José Tolentino Mendonça

José Tolentino Mendonça’s poems assume a deep belief in poetry in as much as it is secret and delicate. His verse speaks to you in a quiet and enigmatic way, achieved through its lack of punctuation and unexpected ‘enjambements’. His themes are his childhood in Madeira, Classic Antiquity, the difficulty of human love and the veiled evidence of divine love. Tolentino Mendonça’s elliptic discourse, although containing a depth which doesn’t preclude strong statements, becomes memorable through its oblique wisdom and attention to the ‘other’.

Pedro Mexia

 

José Tolentino Mendonça studied theology and was ordained as a priest in 1990. Following an MA in Biblical Studies in Rome, he became a teacher and chaplain at the Catholic University in Lisbon, where he completed a PhD in Biblical Theology.

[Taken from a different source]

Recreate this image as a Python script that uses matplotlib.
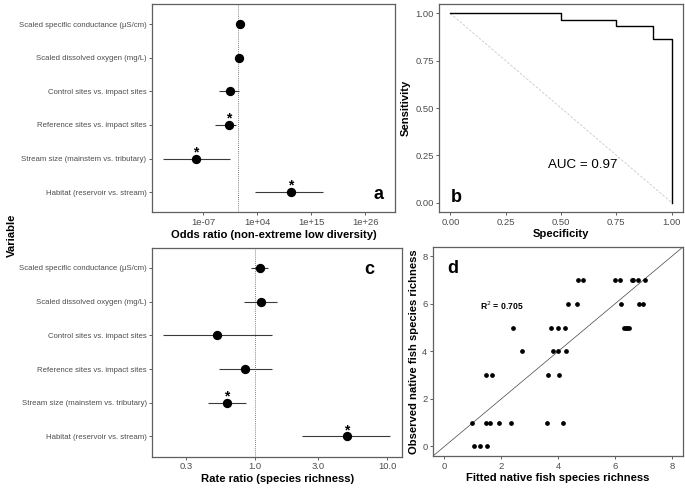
import matplotlib
matplotlib.use('Agg')
import matplotlib.pyplot as plt
import numpy as np

plt.rcParams['font.family'] = ['Liberation Sans', 'DejaVu Sans']

# ---------------- data ----------------
variables = ["Scaled specific conductance (µS/cm)",
             "Scaled dissolved oxygen (mg/L)",
             "Control sites vs. impact sites",
             "Reference sites vs. impact sites",
             "Stream size (mainstem vs. tributary)",
             "Habitat (reservoir vs. stream)"]

# panel a: odds ratios (log10 scale values)
odds_log10 = [0.40, 0.30, -1.50, -1.82, -8.55, 10.9]
odds_lo_log10 = [0.30, 0.20, -3.80, -4.60, -15.2, 3.55]
odds_hi_log10 = [0.50, 0.40, 0.22, -0.27, -1.55, 17.5]
odds_sig = [False, False, False, True, True, True]
odds_ticks = [1e-7, 1e4, 1e15, 1e26]
odds_ticklabels = ["1e-07", "1e+04", "1e+15", "1e+26"]

# panel b: ROC curve
roc_specificity = [0.0, 0.5, 0.5, 0.75, 0.75, 0.917, 0.917, 1.0, 1.0]
roc_sensitivity = [1.0, 1.0, 0.967, 0.967, 0.933, 0.933, 0.867, 0.867, 0.0]
roc_ticks = [0.00, 0.25, 0.50, 0.75, 1.00]
roc_ticklabels = ["0.00", "0.25", "0.50", "0.75", "1.00"]
auc_text = "AUC = 0.97"

# panel c: rate ratios
rate = [1.085, 1.10, 0.515, 0.836, 0.607, 4.95]
rate_lo = [0.928, 0.817, 0.201, 0.531, 0.436, 2.27]
rate_hi = [1.254, 1.46, 1.33, 1.33, 0.846, 10.5]
rate_sig = [False, False, False, False, True, True]
rate_ticks = [0.3, 1.0, 3.0, 10.0]
rate_ticklabels = ["0.3", "1.0", "3.0", "10.0"]

# panel d: fitted vs observed
fitted = [4.69, 4.86, 6.01, 6.19, 6.58, 6.63, 6.81, 7.04,
          4.34, 4.65, 6.22, 6.85, 6.99,
          2.42, 3.74, 4.00, 4.24, 6.33, 6.38, 6.43, 6.48,
          2.74, 3.83, 4.00, 4.29,
          1.48, 1.66, 3.63, 4.02,
          0.97, 1.48, 1.60, 1.91, 2.35, 3.62, 4.16,
          1.03, 1.25, 1.51]
observed = [7, 7, 7, 7, 7, 7, 7, 7,
            6, 6, 6, 6, 6,
            5, 5, 5, 5, 5, 5, 5, 5,
            4, 4, 4, 4,
            3, 3, 3, 3,
            1, 1, 1, 1, 1, 1, 1,
            0, 0, 0]
d_ticks = [0, 2, 4, 6, 8]
r2_text = r"R$^2$ = 0.705"

# ---------------- styling ----------------
W, H = 685, 492
fig = plt.figure(figsize=(W / 100, H / 100), dpi=100)

def add_ax(l, t, r, b):
    return fig.add_axes([l / W, 1 - b / H, (r - l) / W, (b - t) / H])

FRAME = '#5f5f5f'
TICKC = '#4D4D4D'
TICK_FS = 6.8
CAT_FS = 5.6
TITLE_FS = 8.1

def style(ax):
    for s in ax.spines.values():
        s.set_color(FRAME)
        s.set_linewidth(0.9)
    ax.tick_params(axis='both', which='major', color=FRAME, width=0.7, length=2.5,
                   labelcolor=TICKC, labelsize=TICK_FS, pad=1.5)
    ax.tick_params(axis='both', which='minor', length=0)

ypos = np.arange(len(variables), 0, -1)

def forest(ax, x, lo, hi, sig):
    ax.axvline(1.0, color='#555555', linestyle=(0, (1, 1.5)), linewidth=0.6, zorder=1)
    ax.hlines(ypos, lo, hi, color='#3a3a3a', linewidth=0.8, zorder=2)
    ax.plot(x, ypos, 'o', color='black', markersize=5.7, zorder=3)
    for xi, yi, s in zip(x, ypos, sig):
        if s:
            ax.annotate('*', xy=(xi, yi), xytext=(0, 1.8), textcoords='offset points',
                        ha='center', va='baseline', fontsize=10, fontweight='bold')
    ax.set_yticks(ypos)
    ax.set_yticklabels(variables, fontsize=CAT_FS, color=TICKC)
    ax.set_ylim(0.4, len(variables) + 0.6)
    ax.set_xscale('log')

# ---- panel a ----
axa = add_ax(152, 4, 395, 212.3)
style(axa)
forest(axa, 10 ** np.array(odds_log10), 10 ** np.array(odds_lo_log10),
       10 ** np.array(odds_hi_log10), odds_sig)
axa.set_xlim(10 ** -17.5, 10 ** 32.1)
axa.set_xticks(odds_ticks)
axa.set_xticklabels(odds_ticklabels)
axa.xaxis.set_minor_locator(matplotlib.ticker.NullLocator())
axa.set_xlabel("Odds ratio (non-extreme low diversity)", fontsize=TITLE_FS,
               fontweight='bold', labelpad=2)
axa.text(0.933, 0.064, 'a', transform=axa.transAxes, ha='center', va='baseline',
         fontsize=13, fontweight='bold')

# ---- panel b ----
axb = add_ax(439.3, 4, 682.7, 212)
style(axb)
axb.plot([0, 1], [1, 0], color='#c8c8c8', linestyle=(0, (3, 2)), linewidth=0.6)
axb.plot(roc_specificity, roc_sensitivity, color='black', linewidth=1.0)
axb.set_xlim(-0.05, 1.05)
axb.set_ylim(-0.05, 1.05)
axb.set_xticks(roc_ticks)
axb.set_xticklabels(roc_ticklabels)
axb.set_yticks(roc_ticks)
axb.set_yticklabels(roc_ticklabels)
axb.set_xlabel("Specificity", fontsize=TITLE_FS, fontweight='bold', labelpad=2)
axb.set_ylabel("Sensitivity", fontsize=TITLE_FS, fontweight='bold', labelpad=3)
axb.text(0.6, 0.2, auc_text, ha='center', va='center', fontsize=9.6)
axb.text(0.068, 0.05, 'b', transform=axb.transAxes, ha='center', va='baseline',
         fontsize=13, fontweight='bold')

# ---- panel c ----
axc = add_ax(152.3, 247.7, 402, 456.7)
style(axc)
forest(axc, rate, rate_lo, rate_hi, rate_sig)
axc.set_xlim(10 ** -0.78, 10 ** 1.111)
axc.set_xticks(rate_ticks)
axc.set_xticklabels(rate_ticklabels)
axc.xaxis.set_minor_locator(matplotlib.ticker.NullLocator())
axc.set_xlabel("Rate ratio (species richness)", fontsize=TITLE_FS,
               fontweight='bold', labelpad=2)
axc.text(0.869, 0.873, 'c', transform=axc.transAxes, ha='center', va='baseline',
         fontsize=13, fontweight='bold')

# ---- panel d ----
axd = add_ax(433, 246.7, 683.3, 456)
style(axd)
axd.axline((0, 0), slope=1, color='#444444', linewidth=0.5)
axd.plot(fitted, observed, 'o', color='black', markersize=2.4)
axd.set_xlim(-0.4, 8.4)
axd.set_ylim(-0.4, 8.4)
axd.set_xticks(d_ticks)
axd.set_yticks(d_ticks)
axd.set_xlabel("Fitted native fish species richness", fontsize=TITLE_FS,
               fontweight='bold', labelpad=2)
axd.set_ylabel("Observed native fish species richness", fontsize=TITLE_FS,
               fontweight='bold', labelpad=2)
axd.text(2.0, 5.9, r2_text, ha='center', va='center', fontsize=6.2, fontweight='bold')
axd.text(0.078, 0.873, 'd', transform=axd.transAxes, ha='center', va='baseline',
         fontsize=13, fontweight='bold')

fig.text(12 / W, 1 - 235 / H, "Variable", rotation=90, ha='center', va='center',
         fontsize=TITLE_FS, fontweight='bold')

fig.savefig('out.png', dpi=100)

He is also a counsellor at the Culture Pontifical Council at the Vatican and has recently returned from a year as Strauss Fellow at the New York University.

 

Poetry Books since 2000: De Igual para Igual (2000), A Estrada Branca (2005), A Noite abre os meus Olhos (2006), O Viajante sem Sono (2009), Estação Central (2012), A Papoila e o Monge (2013), Estação Central (2015), Teoria da Fronteira (2017), Introdução à Pintura Rupestre (2021).